The annual music and arts and crafts festival was canceled in 2018 due to the closing of the campus and the relocation (sale) of the Illinois Preservation Studies Center (IPSC) to Highland Community College in March. Hollenback said last week that he has already begun working with members of the new Mayfest committee for this year's festival."

I want to be very supportive for Mayfest," said Hollenback, adding "I think that's significant for the community."

Hollenback was thankful for all of the assistance he has received from the Campbell Center Board and the city on the acquisition of the property. Campbell Center attorney John Cox, who prepared the deed documents, said he was happy to see the transfer happen before the start of the new year.

"It's a good day," Cox said, adding that on behalf of the Campbell Center Board of Directors, everyone is pleased to see the Rock Island Economic Growth Corporation take over the campus."

Hopefully it will lead to some significant growth and economic development in Mount Carroll," Cox said.

Mount Carroll Chamber of Commerce President Jeff Elliott expressed excitement over the transfer of the Campbell Center properties to the Rock Island Economic Growth Corporation.

"This is a win-win-win for Mount Carroll," Elliott said.

He added that before this acquisition, it was "pretty dire" for the Campbell Center.
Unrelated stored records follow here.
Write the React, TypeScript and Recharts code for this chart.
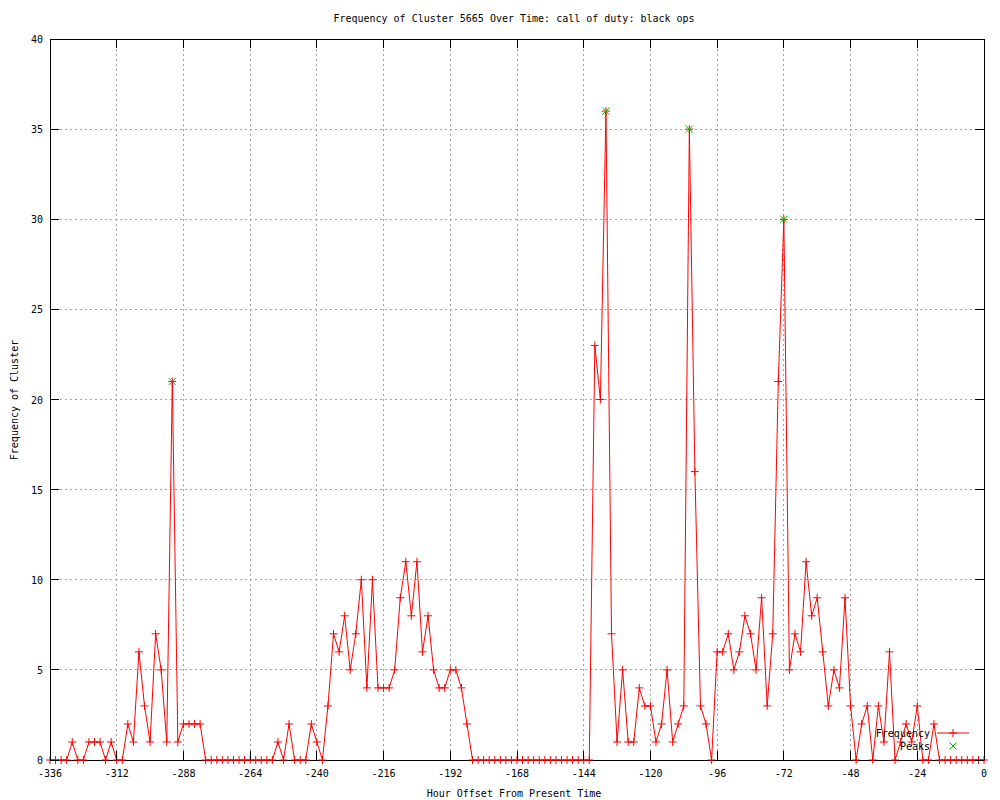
import { LineChart, Line, XAxis, YAxis, CartesianGrid, ReferenceArea } from "recharts";

// frequency per 2-hour bucket, from -336h up to 0h
const FREQUENCY = [
  0, 0, 0, 0, 1, 0, 0, 1, 1, 1,
  0, 1, 0, 0, 2, 1, 6, 3, 1, 7,
  5, 1, 21, 1, 2, 2, 2, 2, 0, 0,
  0, 0, 0, 0, 0, 0, 0, 0, 0, 0,
  0, 1, 0, 2, 0, 0, 0, 2, 1, 0,
  3, 7, 6, 8, 5, 7, 10, 4, 10, 4,
  4, 4, 5, 9, 11, 8, 11, 6, 8, 5,
  4, 4, 5, 5, 4, 2, 0, 0, 0, 0,
  0, 0, 0, 0, 0, 0, 0, 0, 0, 0,
  0, 0, 0, 0, 0, 0, 0, 0, 23, 20,
  36, 7, 1, 5, 1, 1, 4, 3, 3, 1,
  2, 5, 1, 2, 3, 35, 16, 3, 2, 0,
  6, 6, 7, 5, 6, 8, 7, 5, 9, 3,
  7, 21, 30, 5, 7, 6, 11, 8, 9, 6,
  3, 5, 4, 9, 3, 0, 2, 3, 0, 3,
  1, 6, 0, 1, 2, 1, 3, 0, 0, 2,
  0, 0, 0, 0, 0, 0, 0, 0, 0,
];
const START_HOUR = -336;
const STEP_HOURS = 2;
const HOURS = FREQUENCY.map((_, i) => START_HOUR + STEP_HOURS * i);

const PEAK_HOURS = [-292, -136, -106, -72];
const PEAK_VALUES = [21, 36, 35, 30];

const X_TICKS = [-336, -312, -288, -264, -240, -216, -192, -168, -144, -120, -96, -72, -48, -24, 0];
const Y_TICKS = [0, 5, 10, 15, 20, 25, 30, 35, 40];

const freqData = HOURS.map((hour, i) => ({ hour, freq: FREQUENCY[i] }));
const peakData = PEAK_HOURS.map((hour, i) => ({ hour, value: PEAK_VALUES[i] }));

const PLOT_TOP = 39;
const PLOT_BOTTOM = 760;
const PLOT_LEFT = 50;
const PLOT_RIGHT = 984;
const FONT = { fontFamily: "'DejaVu Sans Mono', monospace", fontSize: 10, fill: "#000" };

function XTick({ x, payload }: any) {
  return (
    <g>
      <line x1={x} x2={x} y1={PLOT_BOTTOM} y2={PLOT_BOTTOM - 9} stroke="#000" shapeRendering="crispEdges" />
      <line x1={x} x2={x} y1={PLOT_TOP} y2={PLOT_TOP + 9} stroke="#000" shapeRendering="crispEdges" />
      <text x={x} y={777} textAnchor="middle" style={FONT}>{payload.value}</text>
    </g>
  );
}

function YTick({ y, payload }: any) {
  return (
    <g>
      <line x1={PLOT_LEFT} x2={PLOT_LEFT + 9} y1={y} y2={y} stroke="#000" shapeRendering="crispEdges" />
      <line x1={PLOT_RIGHT} x2={PLOT_RIGHT - 9} y1={y} y2={y} stroke="#000" shapeRendering="crispEdges" />
      <text x={43} y={y + 4} textAnchor="end" style={FONT}>{payload.value}</text>
    </g>
  );
}

const plusDot = (props: any) => {
  const { cx, cy, index } = props;
  return (
    <path
      key={`f${index}`}
      d={`M${cx - 4},${cy}H${cx + 4}M${cx},${cy - 4}V${cy + 4}`}
      stroke="#ff0000"
      fill="none"
    />
  );
};

const crossDot = (props: any) => {
  const { cx, cy, index } = props;
  return (
    <path
      key={`p${index}`}
      d={`M${cx - 3.5},${cy - 3.5}L${cx + 3.5},${cy + 3.5}M${cx - 3.5},${cy + 3.5}L${cx + 3.5},${cy - 3.5}`}
      stroke="#00c000"
      fill="none"
    />
  );
};

export default function App() {
  return (
    <div style={{ position: "absolute", left: 0, top: 0, width: 1000, height: 800, background: "#fff" }}>
      <LineChart width={1000} height={800} margin={{ top: PLOT_TOP, right: 16, bottom: 0, left: 0 }}>
        <CartesianGrid stroke="#a0a0a0" strokeDasharray="2 3" shapeRendering="crispEdges" />
        <XAxis
          dataKey="hour"
          type="number"
          domain={[-336, 0]}
          ticks={X_TICKS}
          height={40}
          axisLine={false}
          tickLine={false}
          tick={<XTick />}
        />
        <YAxis
          type="number"
          domain={[0, 40]}
          ticks={Y_TICKS}
          width={50}
          axisLine={false}
          tickLine={false}
          tick={<YTick />}
        />
        <Line
          data={freqData}
          dataKey="freq"
          type="linear"
          stroke="#ff0000"
          strokeWidth={1}
          dot={plusDot}
          activeDot={false}
          isAnimationActive={false}
        />
        <Line
          data={peakData}
          dataKey="value"
          type="linear"
          stroke="none"
          dot={crossDot}
          activeDot={false}
          isAnimationActive={false}
        />
        <ReferenceArea
          x1={-336}
          x2={0}
          y1={0}
          y2={40}
          stroke="#000"
          strokeWidth={1}
          fill="none"
          shapeRendering="crispEdges"
        />
      </LineChart>

      <svg width={1000} height={800} style={{ position: "absolute", left: 0, top: 0, pointerEvents: "none" }}>
        <text x={514} y={22} textAnchor="middle" style={FONT}>
          Frequency of Cluster 5665 Over Time: call of duty: black ops
        </text>
        <text x={514} y={797} textAnchor="middle" style={FONT}>
          Hour Offset From Present Time
        </text>
        <text x={18} y={400} textAnchor="middle" transform="rotate(-90, 18, 400)" style={FONT}>
          Frequency of Cluster
        </text>
        {/* legend, bottom right inside the plot */}
        <text x={930} y={737} textAnchor="end" style={FONT}>Frequency</text>
        <line x1={937} x2={969} y1={733} y2={733} stroke="#ff0000" />
        <path d="M949,733H957M953,729V737" stroke="#ff0000" fill="none" />
        <text x={930} y={750} textAnchor="end" style={FONT}>Peaks</text>
        <path d="M949.5,742.5L956.5,749.5M949.5,749.5L956.5,742.5" stroke="#00c000" fill="none" />
      </svg>
    </div>
  );
}
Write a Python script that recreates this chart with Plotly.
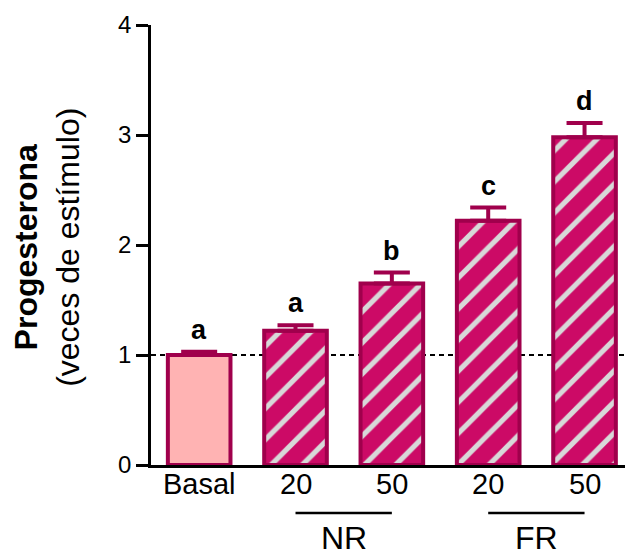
import plotly.graph_objects as go

# ---- data ----
categories = ["Basal", "NR 20", "NR 50", "FR 20", "FR 50"]
tick_labels = ["Basal", "20", "50", "20", "50"]
means = [1.00, 1.22, 1.65, 2.22, 2.98]
sems = [0.03, 0.05, 0.10, 0.12, 0.13]
letters = ["a", "a", "b", "c", "d"]
groups = ["NR", "FR"]
group_spans = [(1, 2), (3, 4)]

FONT = "Liberation Sans, Arial, sans-serif"
MAGENTA = "#CC0A66"
EDGE = "#A0004C"
STRIPE = "#D8D8D8"
BASAL = "#FFB3B3"

xpos = list(range(len(categories)))

fig = go.Figure()

# basal bar (plain)
fig.add_trace(go.Bar(
    x=[xpos[0]], y=[means[0]], width=0.65,
    marker=dict(color=BASAL, line=dict(color=EDGE, width=4)),
    error_y=dict(type="data", array=[sems[0]], arrayminus=[0], symmetric=False,
                 color=EDGE, thickness=4, width=18),
    showlegend=False,
))
# hatched bars
fig.add_trace(go.Bar(
    x=xpos[1:], y=means[1:], width=0.65,
    marker=dict(color=MAGENTA, line=dict(color=EDGE, width=4),
                pattern=dict(shape="/", fgcolor=STRIPE, bgcolor=MAGENTA,
                             size=22, solidity=0.24, fillmode="replace")),
    error_y=dict(type="data", array=sems[1:], arrayminus=[0] * 4, symmetric=False,
                 color=EDGE, thickness=4, width=18),
    showlegend=False,
))

# significance letters
for x, m, s, t in zip(xpos, means, sems, letters):
    fig.add_annotation(x=x, y=m + s, text=f"<b>{t}</b>", showarrow=False,
                       yanchor="bottom", yshift=5,
                       font=dict(family=FONT, size=27, color="black"))

# category labels under the axis
for x, t in zip(xpos, tick_labels):
    fig.add_annotation(x=x, xref="x", y=-0.044, yref="paper", text=t,
                       showarrow=False, yanchor="middle",
                       font=dict(family=FONT, size=29, color="black"))

# reference dashed line at 1
fig.add_shape(type="line", xref="x", yref="y", x0=-0.5, x1=4.42, y0=1, y1=1,
              line=dict(color="black", width=2, dash="5px,4px"), layer="below")

# group underlines and labels
for g, (a, b) in zip(groups, group_spans):
    fig.add_shape(type="line", xref="x", yref="paper", x0=a, x1=b,
                  y0=-0.109, y1=-0.109, line=dict(color="black", width=2.5))
    fig.add_annotation(x=(a + b) / 2, xref="x", y=-0.167, yref="paper",
                       text=g, showarrow=False, yanchor="middle",
                       font=dict(family=FONT, size=32, color="black"))

# y title
fig.add_annotation(x=-0.218, xref="paper", xanchor="center", y=0.495, yref="paper",
                   text="<b>Progesterona</b><br>(veces de estímulo)",
                   textangle=-90, showarrow=False,
                   font=dict(family=FONT, size=32, color="black"))

fig.update_layout(
    width=625, height=559,
    margin=dict(l=151, r=0, t=25, b=94),
    plot_bgcolor="white", paper_bgcolor="white",
    font=dict(family=FONT, color="black"),
    xaxis=dict(range=[-0.5, 4.42], tickvals=xpos, showticklabels=False,
               showline=True, linecolor="black", linewidth=2.5,
               ticks="", showgrid=False, zeroline=False),
    yaxis=dict(range=[0, 4], tickvals=[0, 1, 2, 3, 4],
               showline=True, linecolor="black", linewidth=2.5,
               ticks="outside", ticklen=12, tickwidth=2.5, tickcolor="black",
               showgrid=False, zeroline=False,
               tickfont=dict(family=FONT, size=24, color="black")),
)

fig.write_html("out.html")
The Mount Carroll City Council (of which Elliott also is an alderman) heard on March 22 that the Campbell Center had lost a $250,000 federal grant. While the board kept the school and campus going as long as possible, by that time debts had became too much.

Elliott added that the Chamber is ready and willing to work with the Rock Island Economic Growth Corporation and give it any help needed to ensure plans go through.

"Long-term, it's going to affect Mount Carroll in so many positive ways," Elliott said.

Hollenback said the corporation hopes to host public meetings on Phase I of the project once preliminary plans are finished. He added that he plans to provide information about the corporation and the project during the Mayfest event.

Hollenbeck added that the corporation also is working on an extension for the arboretum at the campus.